I think it’s fair to say that most writers keep a notebook for when the creative juices start to flow and we’re (usually) well away from the keyboard. For some of us, it’s a real notebook and, for some of us, it’s a mixture of paper scraps, post-it notes etc. Regardless of the form in which our notes take, we could probably all do with keeping them in some sense of order.
In Write Great Fiction – Plot & Structure by James Scott Bell, there is a small section toward the end on the writer’s notebook. It has some suggestions about how we writers should structure our notebooks to get the best out of them.
Bell suggests using a notebook often as it allows you to ‘write when you’re not writing’. Furthermore, he suggests splitting the notebook into five major sections;
1. Plot Ideas. Unsurprisingly, Bell chooses to use this section to keep notes about plot. He suggests utilising free-form notes, ideas and scribbles to ensure that we can capture the information when it appears. Things like ideas for plots, plot developments, and major scenes can be kept here.
2. Characters. Here we can keep straw-men pictures of our current, and future, characters. Bell suggests that we store certain information, such as a character’s drive, what they want from the story, and what they care about the most.

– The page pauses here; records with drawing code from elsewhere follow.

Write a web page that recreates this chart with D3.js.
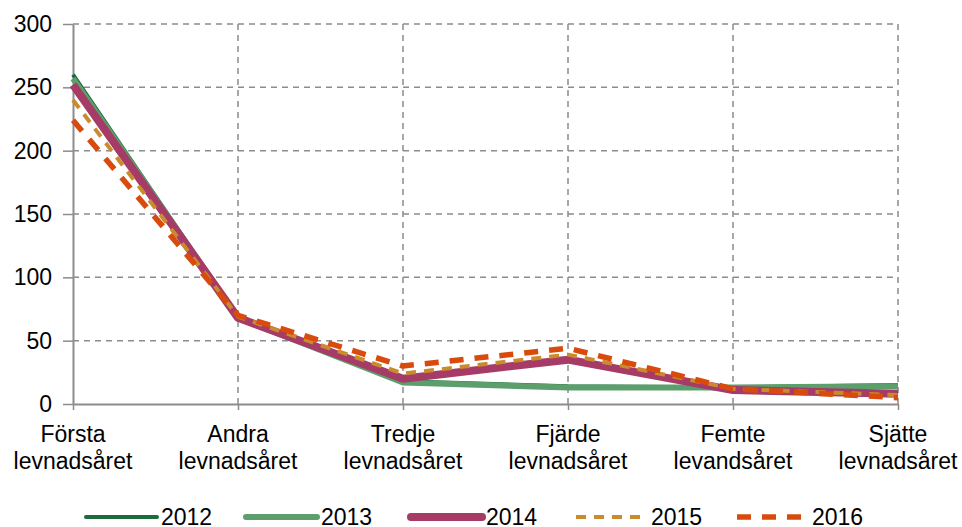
<!DOCTYPE html>
<html>
<head>
  <meta charset="utf-8">
  <script src="https://d3js.org/d3.v7.min.js"></script>
  <style>
    body { margin: 0; background: #fff; }
    svg { display: block; }
    text { font-family: "Liberation Sans", Arial, sans-serif; fill: #000; }
  </style>
</head>
<body>
<script>
  // categories (two-line labels)
  var categories = ["Första levnadsåret", "Andra levnadsåret", "Tredje levnadsåret",
    "Fjärde levnadsåret", "Femte levandsåret", "Sjätte levnadsåret"];
  var yTicks = [0, 50, 100, 150, 200, 250, 300];

  var years = ["2012", "2013", "2014", "2015", "2016"];
  var v2012 = [260, 68, 18, 14, 13, 15];
  var v2013 = [257, 68, 17, 13, 13, 14];
  var v2014 = [252, 68, 20, 35, 11, 8];
  var v2015 = [240, 69, 24, 39, 12, 7];
  var v2016 = [224, 70, 30, 44, 12, 5];

  var series = [
    {name: years[0], values: v2012, color: "#1b6b3d", width: 4, dash: null},
    {name: years[1], values: v2013, color: "#5c9f6c", width: 6, dash: null},
    {name: years[2], values: v2014, color: "#a53b66", width: 8, dash: null},
    {name: years[3], values: v2015, color: "#c98b2b", width: 4, dash: "10,8"},
    {name: years[4], values: v2016, color: "#d94b0c", width: 5.5, dash: "14,11"}
  ];

  (function () {
    var W = 962, H = 527;
    var mLeft = 73, mRight = 898, mTop = 24, mBottom = 404;

    var svg = d3.select("body").append("svg")
      .attr("width", W).attr("height", H);

    var x = d3.scalePoint().domain(categories).range([mLeft, mRight]);
    var y = d3.scaleLinear().domain([0, 300]).range([mBottom, mTop]);

    // gridlines
    svg.selectAll(".hgrid")
      .data(yTicks.filter(function (d) { return d > 0; }))
      .enter().append("line")
        .attr("x1", mLeft).attr("x2", mRight)
        .attr("y1", function (d) { return y(d); })
        .attr("y2", function (d) { return y(d); })
        .attr("stroke", "#8c8c8c").attr("stroke-width", 1.5)
        .attr("stroke-dasharray", "6,5");

    svg.selectAll(".vgrid")
      .data(categories.slice(1))
      .enter().append("line")
        .attr("x1", function (d) { return x(d); })
        .attr("x2", function (d) { return x(d); })
        .attr("y1", mTop).attr("y2", mBottom)
        .attr("stroke", "#8c8c8c").attr("stroke-width", 1.5)
        .attr("stroke-dasharray", "6,5");

    // axes
    var yAxis = svg.append("g").attr("transform", "translate(" + mLeft + ",0)")
      .call(d3.axisLeft(y).tickValues(yTicks).tickSize(10).tickSizeOuter(0).tickFormat(""));
    var xAxis = svg.append("g").attr("transform", "translate(0," + mBottom + ")")
      .call(d3.axisBottom(x).tickSize(6).tickSizeOuter(0).tickFormat(""));

    [yAxis, xAxis].forEach(function (g) {
      g.select(".domain").attr("stroke", "#8c8c8c").attr("stroke-width", 2);
      g.selectAll(".tick line").attr("stroke", "#8c8c8c").attr("stroke-width", 1.5);
      g.selectAll(".tick text").remove();
    });

    // y labels
    svg.selectAll(".ylab")
      .data(yTicks)
      .enter().append("text")
        .attr("x", 52)
        .attr("y", function (d) { return y(d) + 8; })
        .attr("text-anchor", "end")
        .style("font-size", "23px")
        .text(function (d) { return d; });

    // x labels
    var xl = svg.selectAll(".xlab")
      .data(categories)
      .enter().append("g")
        .attr("transform", function (d) { return "translate(" + x(d) + ",0)"; });
    xl.each(function (d) {
      var parts = d.split(" ");
      var g = d3.select(this);
      parts.forEach(function (p, i) {
        g.append("text")
          .attr("y", 442 + i * 27)
          .attr("text-anchor", "middle")
          .style("font-size", "23px")
          .text(p);
      });
    });

    // lines
    var line = d3.line()
      .x(function (d, i) { return x(categories[i]); })
      .y(function (d) { return y(d); });

    svg.selectAll(".series")
      .data(series)
      .enter().append("path")
        .attr("d", function (d) { return line(d.values); })
        .attr("fill", "none")
        .attr("stroke", function (d) { return d.color; })
        .attr("stroke-width", function (d) { return d.width; })
        .attr("stroke-dasharray", function (d) { return d.dash; })
        .attr("stroke-linejoin", "round");

    // legend
    var legX = [86, 246, 411, 576, 737];
    var leg = svg.selectAll(".leg")
      .data(series)
      .enter().append("g")
        .attr("transform", function (d, i) { return "translate(" + legX[i] + ",517)"; });
    leg.append("line")
      .attr("x1", 0).attr("x2", 71)
      .attr("stroke", function (d) { return d.color; })
      .attr("stroke-width", function (d) { return d.width; })
      .attr("stroke-dasharray", function (d) { return d.dash; })
      .attr("stroke-linecap", function (d) { return d.dash ? "butt" : "round"; });
    leg.append("text")
      .attr("x", 75)
      .attr("y", 8)
      .style("font-size", "23px")
      .text(function (d) { return d.name; });
  })();
</script>
</body>
</html>
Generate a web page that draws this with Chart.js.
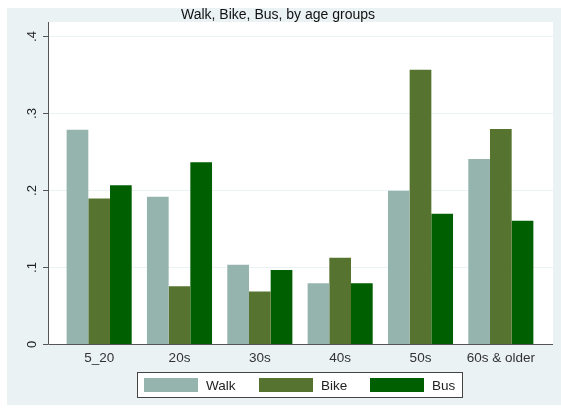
<!DOCTYPE html>
<html>
<head>
<meta charset="utf-8">
<script src="https://cdn.jsdelivr.net/npm/chart.js@4"></script>
<style>
  html, body { margin:0; padding:0; background:#fff; }
  #wrap { width:561px; height:411px; }
</style>
</head>
<body>
<div id="wrap"><canvas id="chart" width="561" height="411"></canvas></div>
<script>
// --- Data ---
const categories = ['5_20', '20s', '30s', '40s', '50s', '60s & older'];
const walk = [0.278, 0.191, 0.103, 0.079, 0.199, 0.240];
const bike = [0.189, 0.075, 0.068, 0.112, 0.356, 0.279];
const bus  = [0.206, 0.236, 0.096, 0.079, 0.169, 0.160];
const yTicks = [0, 0.1, 0.2, 0.3, 0.4];
const yTickLabels = ['0', '.1', '.2', '.3', '.4'];

const FONT = '"Liberation Sans", Arial, sans-serif';
const BG = '#eaf2f3';

// --- Stata-like frame, ticks, labels and legend ---
const stataFrame = {
  id: 'stataFrame',
  beforeDraw(chart){
    const c = chart.ctx, y = chart.scales.y;
    const L = 48, R = 553, T = 22, B = y.getPixelForValue(0);
    c.save();
    c.fillStyle = '#fff';
    c.fillRect(0, 0, chart.width, chart.height);
    c.fillStyle = BG;
    c.fillRect(7, 8, chart.width - 7, 397);
    c.fillStyle = '#fff';
    c.fillRect(L, T, R - L, B - T);
    // grid lines
    c.strokeStyle = BG;
    c.lineWidth = 1;
    yTicks.forEach(v=>{
      if(v === 0) return;
      const py = Math.round(y.getPixelForValue(v)) + 0.5;
      c.beginPath(); c.moveTo(L, py); c.lineTo(R, py); c.stroke();
    });
    c.restore();
  },
  afterDraw(chart){
    const c = chart.ctx, y = chart.scales.y, x = chart.scales.x;
    const L = 48, R = 553, T = 22, B = Math.round(y.getPixelForValue(0));
    c.save();
    // axes
    c.strokeStyle = '#555';
    c.lineWidth = 1;
    c.beginPath();
    c.moveTo(L + 0.5, T); c.lineTo(L + 0.5, B + 0.5); c.lineTo(R, B + 0.5);
    c.stroke();
    // y ticks and rotated labels
    c.fillStyle = '#222';
    c.font = '13px ' + FONT;
    c.textAlign = 'center';
    c.textBaseline = 'middle';
    yTicks.forEach((v,i)=>{
      const py = Math.round(y.getPixelForValue(v)) + 0.5;
      c.beginPath(); c.moveTo(43, py); c.lineTo(L, py); c.stroke();
      c.save();
      c.translate(32, py);
      c.rotate(-Math.PI/2);
      c.fillText(yTickLabels[i], 0, 0);
      c.restore();
    });
    // x labels
    c.fillStyle = '#333';
    c.font = '13.5px ' + FONT;
    categories.forEach((lab,i)=>{
      c.fillText(lab, x.getPixelForValue(i), 358);
    });
    // title
    c.fillStyle = '#111';
    c.font = '14px ' + FONT;
    c.fillText('Walk, Bike, Bus, by age groups', 278, 15);
    // legend
    c.fillStyle = '#fff';
    c.fillRect(137.5, 372.5, 325, 25);
    c.strokeStyle = '#444';
    c.strokeRect(137.5, 372.5, 325, 25);
    const xs = [144, 259, 370];
    c.textAlign = 'left';
    c.font = '13.5px ' + FONT;
    chart.data.datasets.forEach((ds,i)=>{
      c.fillStyle = ds.backgroundColor;
      c.fillRect(xs[i], 378, 54, 14);
      c.fillStyle = '#222';
      c.fillText(ds.label, xs[i] + 62, 386);
    });
    c.restore();
  }
};

// --- Chart.js ---
const ctx = document.getElementById('chart').getContext('2d');
const chart = new Chart(ctx, {
  type: 'bar',
  data: {
    labels: categories,
    datasets: [
      {label:'Walk', data: walk, backgroundColor:'#96b4ae'},
      {label:'Bike', data: bike, backgroundColor:'#56742f'},
      {label:'Bus',  data: bus,  backgroundColor:'#005f00'}
    ]
  },
  options: {
    responsive: false,
    animation: false,
    layout: { padding: { left: 59, right: 20, top: 22, bottom: 67 } },
    datasets: { bar: { categoryPercentage: 0.81, barPercentage: 1.0, borderWidth: 0 } },
    plugins: { legend: { display: false }, title: { display: false }, tooltip: { enabled: false } },
    scales: {
      x: { display: false },
      y: { display: false, min: 0, max: 0.418 }
    }
  },
  plugins: [stataFrame]
});
</script>
</body>
</html>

This can be quite essential information when you’re struggling to decide how your character should react to at important points in your novel. It can also provide a great go-to point when you’re looking to introduce someone new either in the same novel, or a different one.
Bells also compiles listings of names in this section utilising newspaper articles to generate ‘real sounding’ names. He follows a simple process of splitting the forenames and surnames and keeping them in separate columns so new names can be generated simply by choosing a name from each column.
3. Research. This is quite a broad section and is related to anything that you feel is necessary to investigate as part of your novel writing. Although Bell suggests that internet and e-mail can be used to generate a lot of research information quickly, he also suggests that much of this is transferred / filed in your notebook to enable the notebook to become a one-stop-shop of your novel whenever you’re away from the desk. Imagine how frustrating it would be to have an idea and realise you didn’t have the technical information you needed on-hand to take it foward.
Another good aspect of keeping research material in your notebook is that it often inspires new plot ideas which, if all kept in the same notebook, means it’s easier to keep everything in a single place.
4. Plot summary. This is different to notes on plot (section 1) as this section relates to what has actually been written so far. Here, Bell suggests that you keep a record of what work has been compelted (at a chapter level) and summarise it into a few lines. The benefit of this is that is can help you see where you are in your story, and what you think you may be heading toward.
If this is kept upto-date, then you should have a full summary outline completed just as you complete your first draft. This can then be used as a guide when beginning that necessary second draft.
5. Questions. It is expected that you should always be asking questions of your story. These questions can be about almost anything, including plot, character, or research. If these are kept in a section of your notebook (and especially if they are answered), they can provide a much richer perspective through which to view your story.
As mentioned above, if much of this information can be kept in a single notebook, then your whole toolkit that you need to work on your book anywhere, anytime, can be within arm’s reach.